Speaking about D&O premium rates, Mr Hopkin says "by and large, with the exception of a few sectors, the market seems fairly stable" and adds "it depends how financially distressed the sector is".

Broker Marsh has spoken of the emergence of a "dual market" for D&O in the first quarter of 2009 stating while the commercial sector has stabilised to a large extent the financial services sector is experiencing toughening market conditions with rates increasing on average from 10% to more than 50% in some cases. Similarly, Mr Lea explains while commercial rates remain competitive, financial institution rates are up about 40% on last year.

In addition, Mr Martin says: "The big financial institutions are experiencing 40 to 50% increases in premiums and the mega banks are probably higher. However, commercial firms with a good risk profile are still getting a small reduction in premium of about 5% to 10%.

It has been claimed a major reason why premiums remain competitive is because AIG has cut rates to retain business.

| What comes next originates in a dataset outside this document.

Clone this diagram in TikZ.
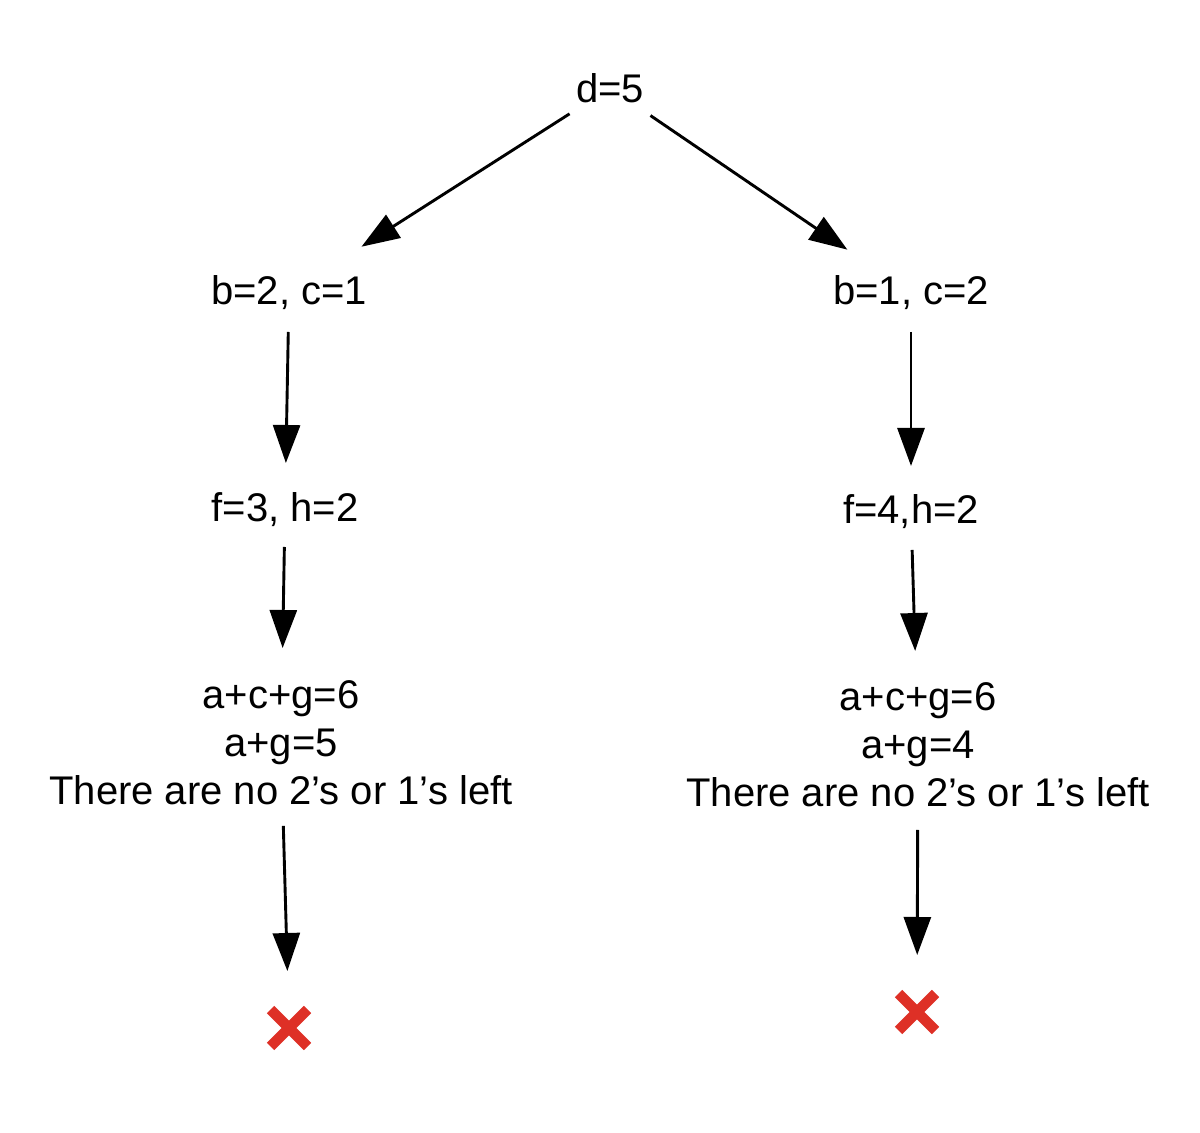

One market source accuses AIG of creating an "artificial market", pricing down to keep clients, while another similarly says rates are more stable due to the problems faced by the insurer and its bid to retain market share.

An AIG UK spokesman responds: "The D&O market is diverse. For example, we have seen significant rate rises in the financial institutions segment which contrasts with falling rates elsewhere. Although, encouragingly, we have seen rates flatten in the past few months.

"Given our position as the biggest D&O carrier our analysis is that we have seen significantly increased market competition, which has had an impact on all insurers, including AIG."